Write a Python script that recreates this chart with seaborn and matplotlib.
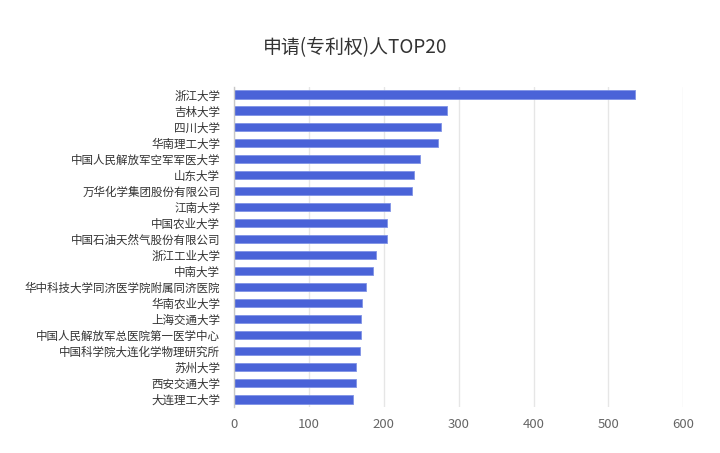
import matplotlib
matplotlib.use("Agg")
import matplotlib.pyplot as plt
import seaborn as sns
import pandas as pd
import numpy as np

categories = ["浙江大学", "吉林大学", "四川大学", "华南理工大学", "中国人民解放军空军军医大学",
              "山东大学", "万华化学集团股份有限公司", "江南大学", "中国农业大学", "中国石油天然气股份有限公司",
              "浙江工业大学", "中南大学", "华中科技大学同济医学院附属同济医院", "华南农业大学", "上海交通大学",
              "中国人民解放军总医院第一医学中心", "中国科学院大连化学物理研究所", "苏州大学", "西安交通大学", "大连理工大学"]
values = [535, 284, 277, 272, 248, 240, 238, 209, 204, 204,
          189, 186, 176, 171, 170, 170, 168, 163, 163, 159]
xticks = [0, 100, 200, 300, 400, 500, 600]
title = "申请(专利权)人TOP20"

sns.set_theme(style="white")
plt.rcParams['font.family'] = ['Noto Sans CJK SC', 'DejaVu Sans']

df = pd.DataFrame({"name": categories, "count": values})

fig = plt.figure(figsize=(7.2, 4.53), dpi=100)
ax = fig.add_axes([0.325, 0.1015, 0.624, 0.7065])
sns.barplot(data=df, x="count", y="name", orient="h", color="#4a63d8",
            width=0.56, ax=ax, saturation=1, edgecolor="#7f93e6", linewidth=0.6)

ax.set_xlim(0, 600)
ax.set_ylim(len(categories) - 0.5, -0.5)
ax.set_xticks(xticks)
ax.set_xticklabels([str(t) for t in xticks])
ax.xaxis.grid(True, color="#e6e6e6", linewidth=1)
ax.set_axisbelow(True)
ax.set_xlabel("")
ax.set_ylabel("")

for s in ["top", "right", "bottom"]:
    ax.spines[s].set_visible(False)
ax.spines["left"].set_color("#c8c8c8")
ax.spines["left"].set_linewidth(1)

ax.tick_params(axis="y", length=0, labelsize=8.3, labelcolor="#333333", pad=10)
ax.tick_params(axis="x", length=0, labelsize=9.5, labelcolor="#666666", pad=8)
ax.set_yticks(np.arange(-0.5, len(categories), 1), minor=True)
ax.tick_params(axis="y", which="minor", length=5, color="#c8c8c8", width=1, direction="out")

fig.text(0.493, 0.895, title, ha="center", va="center", fontsize=13.6, color="#333333")

fig.savefig("out.png", dpi=100)
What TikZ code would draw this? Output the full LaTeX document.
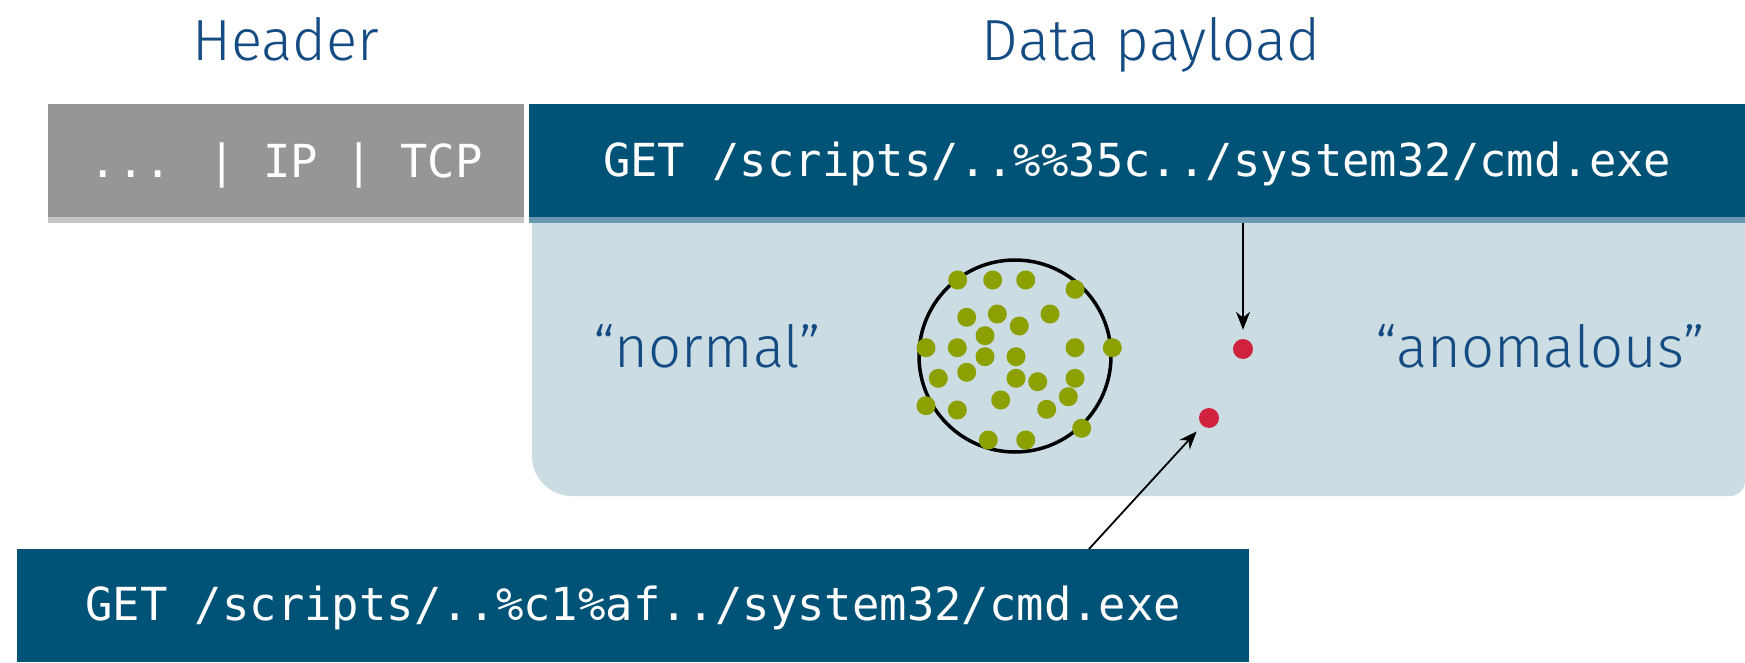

______

Extract every line above containing the word "seaborn".

Write a Python script that recreates this chart with seaborn and matplotlib.
import seaborn as sns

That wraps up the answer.